'Running for their lives, without even a toothbrush' - a community nurse at a refugee centre in Romania shares her experiences

In the newly established refugee centre – a converted gymnasium in Darabani, Romania – Maria Răpciugă greets refugees as they arrive from Ukraine. These are people who have lost their homes and livelihoods and face an uncertain future and numerous risks to their health. Maria has put on hold her usual role as a community nurse to provide new arrivals from Ukraine with health checks, food and drink and basic supplies.

Most of those that Maria has seen in Darabani are families with children, though there are also many older people.

“When we have people with health problems, we call a local family doctor who offered to help us,” says Maria. “For example, a 73 year-old woman arrived here and, after measuring her blood pressure, I noticed it was very high, so I immediately called the doctor. He prescribed medication, and I went to the pharmacy to buy it, using local authority funds. We’ve also received donations of medicines from local pharmacies.”

The refugee centre is providing hot drinks and breakfast to the arrivals, and the local community quickly mobilized itself to offer food and support with accommodation, blankets, diapers, towels and toiletries.

“I noticed that many of the refugees don’t even have toothbrushes and toothpaste, but I imagine that when you have to flee from home and run for your life, a toothbrush and socks is the last thing you’re thinking about,” says Maria. “Some people also arrive with their pets – cats and dogs – so we provide pet food. I can totally understand why they’d want to bring their pets with them.”

Unfortunately, the language barrier is a problem for many of the staff at the refugee centre. With only one interpreter, refugees are forced to mime their needs. Staff often rely on Google Translate. Maria says they urgently need Ukrainian translators and printed materials in Ukrainian containing basic information about refugees’ rights and health information.

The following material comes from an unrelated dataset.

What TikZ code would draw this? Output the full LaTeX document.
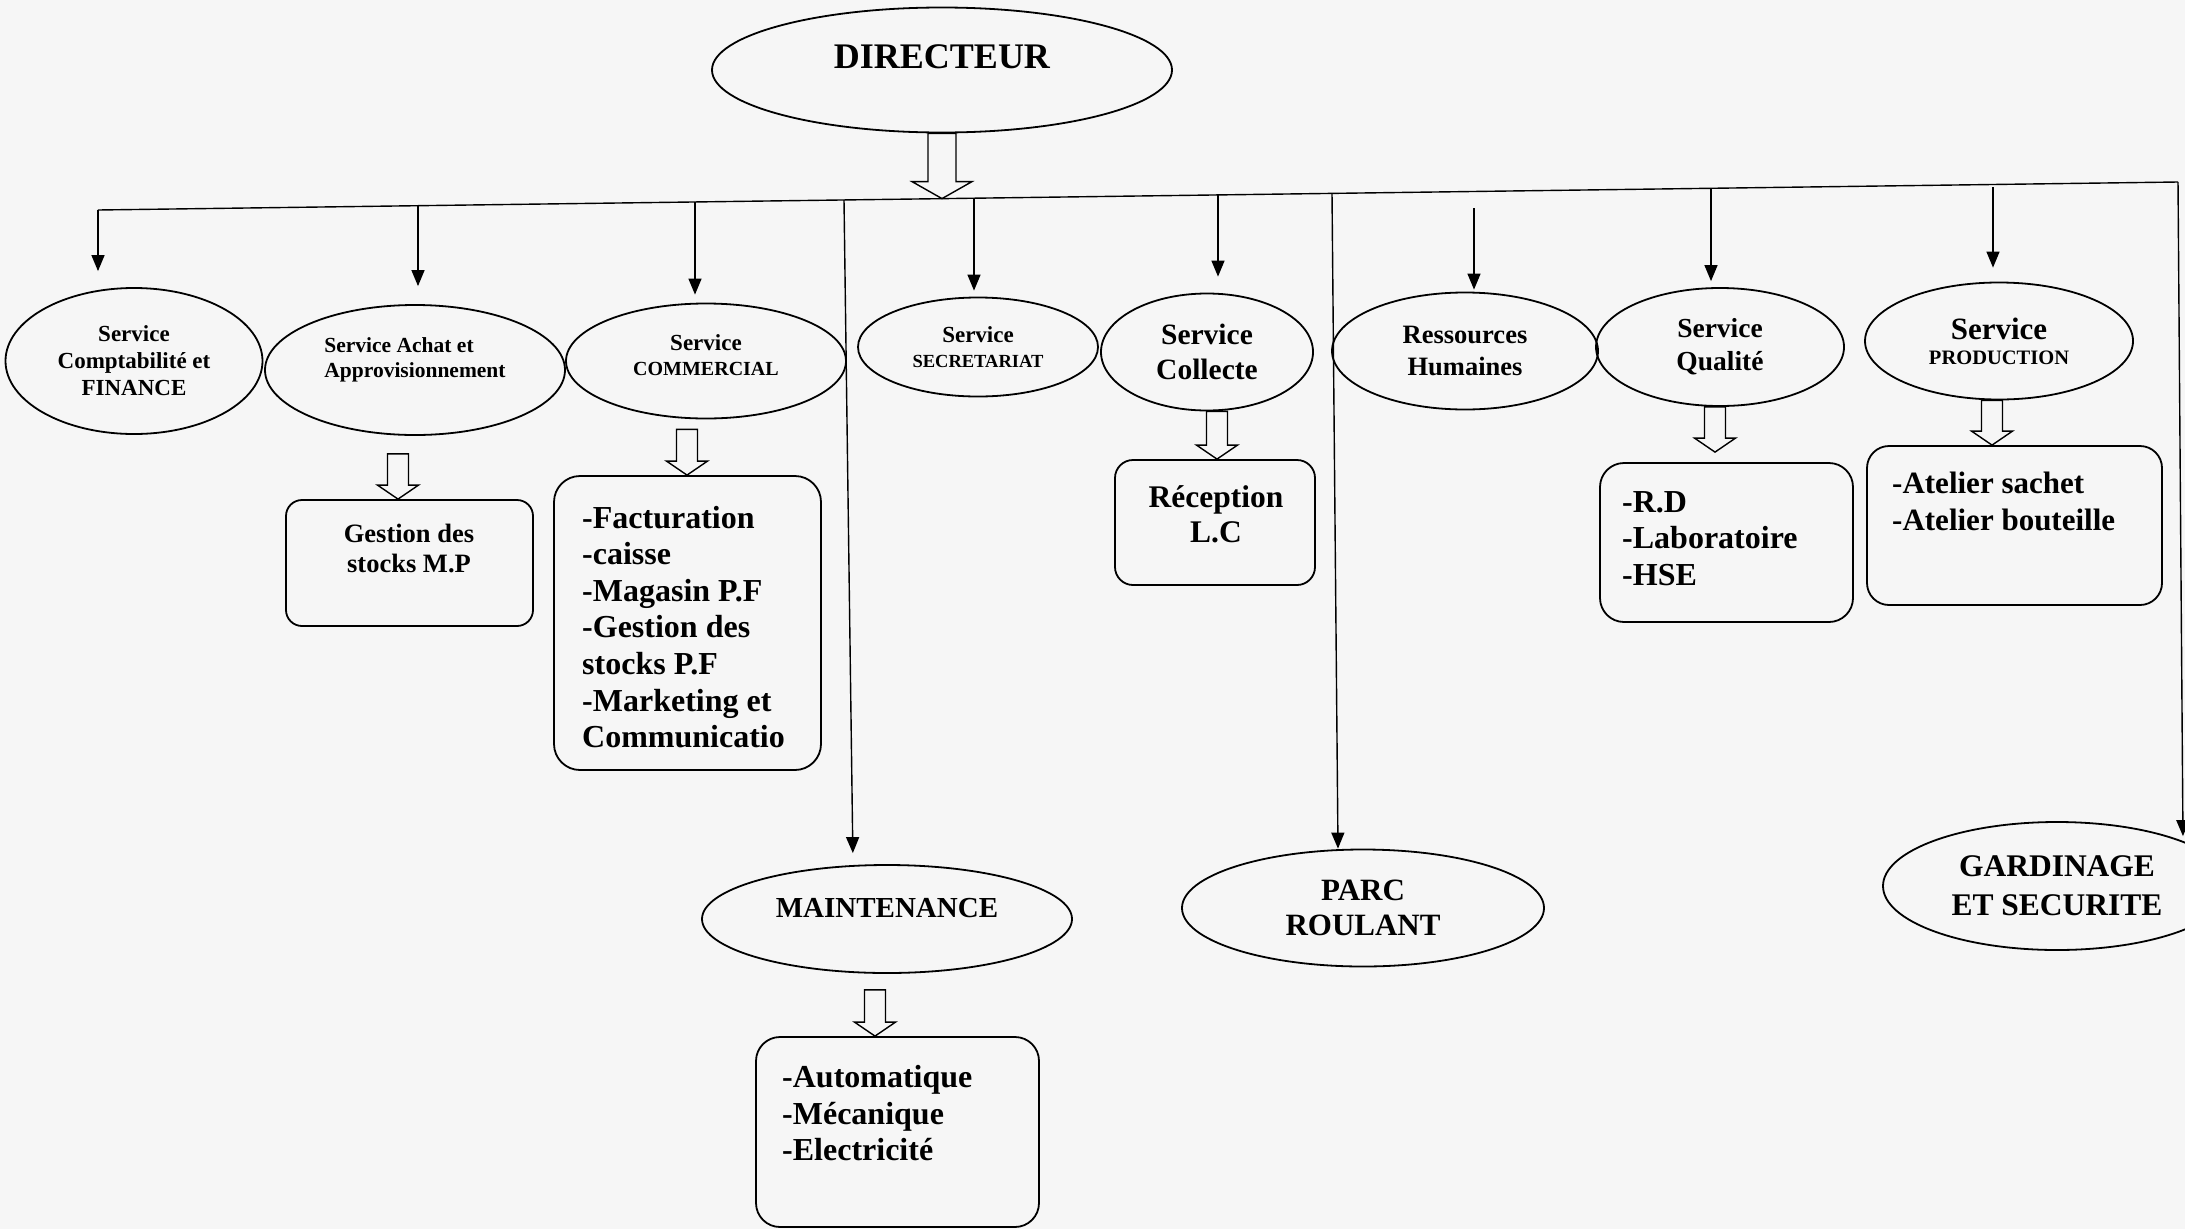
\documentclass[tikz,border=0pt]{standalone}
\usepackage{fontspec}
\setmainfont{Liberation Serif}
\usetikzlibrary{shapes.geometric,arrows.meta,calc}

% font size with explicit line spacing
\newcommand\fsz[2]{\fontsize{#1}{#2}\selectfont}
% hollow block arrow: start, end (only its y is used), shaft half width, head half width, head length
\newcommand\blockarrow[5]{%
  \draw[hollow] let \p1=(#1), \p2=(#2) in
    (\x1-#3,\y1) -- (\x1-#3,\y2+#5) -- (\x1-#4,\y2+#5) -- (\x1,\y2)
    -- (\x1+#4,\y2+#5) -- (\x1+#3,\y2+#5) -- (\x1+#3,\y1) -- cycle;}

\definecolor{paper}{gray}{0.965}

\begin{document}
\begin{tikzpicture}[x=1pt,y=-1pt,
  oval/.style={ellipse,draw,line width=1.8pt,inner sep=0pt,align=center},
  card/.style={draw,line width=1.8pt,rounded corners=#1,inner sep=0pt},
  card/.default=20pt,
  list/.style={inner sep=0pt,align=left},
  drop/.style={line width=1.4pt,-{Triangle[width=13pt,length=16pt]}},
  bus/.style={line width=1.4pt},
  hollow/.style={draw,line width=1.4pt,line join=miter}]

\useasboundingbox (0,0) rectangle (2185,1229);
\fill[paper] (0,0) rectangle (2185,1229);

% ---------- head ----------
\node[oval,minimum width=460pt,minimum height=125pt,text depth=26pt,
      font=\bfseries\fsz{36}{40}] (dir) at (942,70) {DIRECTEUR};

% ---------- services ----------
\node[oval,minimum width=257pt,minimum height=146pt,font=\bfseries\fsz{23}{27}]
  (cf) at (134,361) {Service\\Comptabilité et\\FINANCE};
\node[oval,minimum width=300pt,minimum height=130pt,text depth=25pt,align=left,font=\bfseries\fsz{21.5}{25}]
  (ach) at (415,370) {Service Achat et\\Approvisionnement};
\node[oval,minimum width=280pt,minimum height=115pt,text depth=12pt,font=\bfseries\fsz{23}{25}]
  (com) at (706,361) {Service\\{\fsz{20}{25}COMMERCIAL}};
\node[oval,minimum width=240pt,minimum height=99pt,font=\bfseries\fsz{23}{25}]
  (sec) at (978,347) {Service\\{\fsz{18.5}{25}SECRETARIAT}};
\node[oval,minimum width=212pt,minimum height=117pt,font=\bfseries\fsz{29.5}{35}]
  (col) at (1207,352) {Service\\Collecte};
\node[oval,minimum width=266pt,minimum height=117pt,font=\bfseries\fsz{26.5}{32}]
  (rh) at (1465,351) {Ressources\\Humaines};
\node[oval,minimum width=248pt,minimum height=118pt,font=\bfseries\fsz{27.5}{33}]
  (qua) at (1720,347) {Service\\Qualité};
\node[oval,minimum width=268pt,minimum height=117pt,font=\bfseries\fsz{31}{25}]
  (pro) at (1999,341) {Service\\{\fsz{20.5}{25}PRODUCTION}};

% ---------- lower units ----------
\node[oval,minimum width=370pt,minimum height=108pt,text depth=22pt,font=\bfseries\fsz{29}{34}]
  (mnt) at (887,919) {MAINTENANCE};
\node[oval,minimum width=362pt,minimum height=117pt,font=\bfseries\fsz{31}{35}]
  (parc) at (1363,908) {PARC\\ROULANT};
\node[oval,minimum width=348pt,minimum height=128pt,font=\bfseries\fsz{31.5}{39}]
  (gard) at (2057,886) {GARDINAGE\\ET SECURITE};

% ---------- task boxes ----------
\node[card=16pt,minimum width=247pt,minimum height=126pt] (stkmp) at (409.5,563) {};
\node[list,align=center,font=\bfseries\fsz{26.5}{30}] (stkmptxt) at (409,548)
  {Gestion des\\stocks M.P};

\node[card=26pt,minimum width=267pt,minimum height=294pt] (cmlist) at (687.5,623) {};
\node[list,anchor=west,font=\bfseries\fsz{32}{36.6}] (cmtxt) at (582,627)
  {-Facturation\\-caisse\\-Magasin P.F\\-Gestion des\\stocks P.F\\-Marketing et\\Communicatio};

\node[card=18pt,minimum width=200pt,minimum height=125pt] (recep) at (1215,522.5) {};
\node[list,align=center,font=\bfseries\fsz{31.5}{35}] (receptxt) at (1216,514.5)
  {Réception\\L.C};

\node[card=24pt,minimum width=253pt,minimum height=159pt] (qlist) at (1726.5,542.5) {};
\node[list,anchor=west,font=\bfseries\fsz{32}{36.5}] (qtxt) at (1622,538.5)
  {-R.D\\-Laboratoire\\-HSE};

\node[card=22pt,minimum width=295pt,minimum height=159pt] (plist) at (2014.5,525.5) {};
\node[list,anchor=west,font=\bfseries\fsz{31}{37}] (ptxt) at (1892,501.5)
  {-Atelier sachet\\-Atelier bouteille};

\node[card=24pt,minimum width=283pt,minimum height=190pt] (mlist) at (897.5,1132) {};
\node[list,anchor=west,font=\bfseries\fsz{32}{36.5}] (mtxt) at (782,1113.5)
  {-Automatique\\-Mécanique\\-Electricité};

% ---------- distribution line ----------
\coordinate (busL) at (98,210);
\coordinate (busR) at (2178,182);
\coordinate (tapach) at (418,205.7);
\coordinate (tapcom) at (695,202);
\coordinate (tapmnt) at (844,200);
\coordinate (tapdir) at (942,198.6);
\coordinate (tapsec) at (974,198.2);
\coordinate (tapcol) at (1218,194.9);
\coordinate (tapparc) at (1332,193.4);
\coordinate (taprh) at (1474,208);
\coordinate (tapqua) at (1711,188.3);
\coordinate (tappro) at (1993,187);

\draw[bus] (busL) -- (busR);
\blockarrow{dir.south}{tapdir}{14pt}{30pt}{17pt}

\draw[drop,shorten >=16pt] (busL) -- (busL |- cf.north);
\draw[drop,shorten >=18pt] (tapach) -- (tapach |- ach.north);
\draw[drop,shorten >=8pt] (tapcom) -- (tapcom |- com.north);
\draw[drop,shorten >=6pt] (tapsec) -- (tapsec |- sec.north);
\draw[drop,shorten >=16pt] (tapcol) -- (tapcol |- col.north);
\draw[drop,shorten >=2pt] (taprh) -- (taprh |- rh.north);
\draw[drop,shorten >=6pt] (tapqua) -- (tapqua |- qua.north);
\draw[drop,shorten >=14pt] (tappro) -- (tappro |- pro.north);

\draw[drop,shorten >=11pt] (tapmnt) -- ([xshift=-34pt]mnt.north);
\draw[drop] (tapparc) -- ([xshift=-25pt]parc.north);
\draw[drop,shorten >=5pt] (busR) -- ([xshift=126pt,yshift=-20pt]gard.north);

% ---------- service to task arrows ----------
\blockarrow{[xshift=-17pt,yshift=-18pt]ach.south}{stkmp.north}{10.5pt}{20.5pt}{14pt}
\blockarrow{[xshift=-19pt,yshift=-10pt]com.south}{cmlist.north}{10.5pt}{20.5pt}{14pt}
\blockarrow{[xshift=10pt]col.south}{recep.north}{10.5pt}{20.5pt}{14pt}
\blockarrow{[xshift=-5pt]qua.south}{[yshift=10pt]qlist.north}{10.5pt}{20.5pt}{14pt}
\blockarrow{[xshift=-7pt]pro.south}{plist.north}{10.5pt}{20.5pt}{14pt}
\blockarrow{[xshift=-12pt,yshift=-16pt]mnt.south}{mlist.north}{10.5pt}{20.5pt}{14pt}

\end{tikzpicture}
\end{document}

“Some of them cry and tell us about how they heard explosions in Kyiv, what a shock it was for them. We comfort them as much as we can – holding their hands, giving them a hug,” says Maria. “They need some sort of psychological counselling, to support them, in their language.”

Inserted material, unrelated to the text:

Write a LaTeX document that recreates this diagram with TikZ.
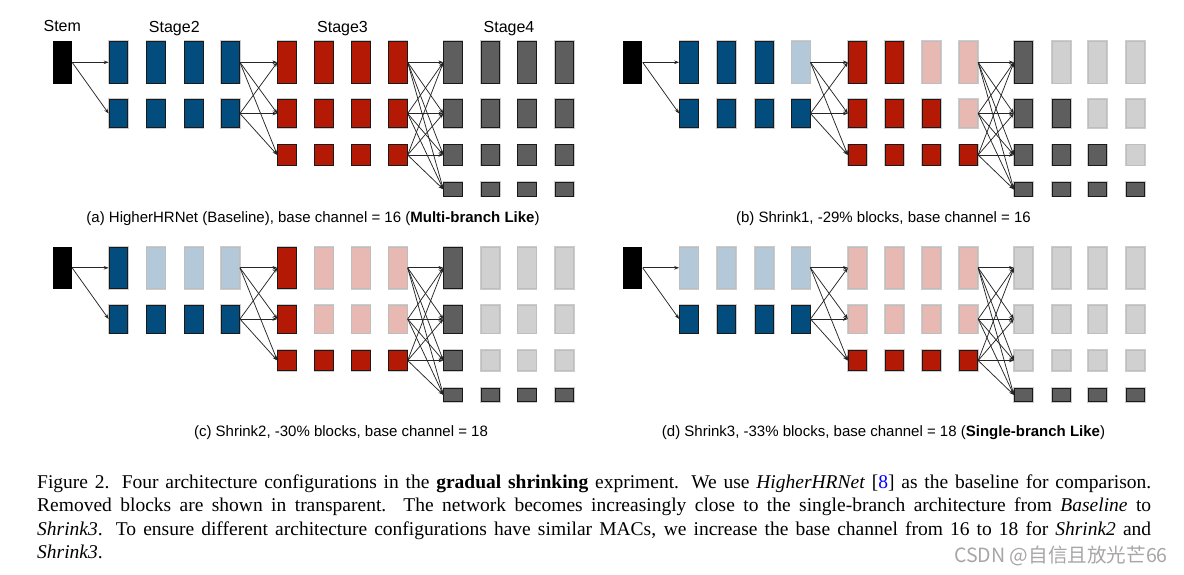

Maria is determined to work at the centre for as long as is needed but already the work is taking its toll on her.

“I find it difficult to believe that this situation is actually happening. I feel very tired – physically and emotionally. Yesterday I was pleased that the refugees had food, but when I arrived home, I realized I hadn’t gone shopping to give my own children something to eat. I have to take care of my family too.”

The emergency in Ukraine is having a massive impact in the surrounding countries. Romania’s Defence Minister, Vasile Dîncu, has said that Romania is prepared to receive more than 500 000 refugees. WHO is working hand-in-hand with Romanian authorities to ensure the health system is able to cope with the influx of refugees and ensure people on the move have access to health services as needed.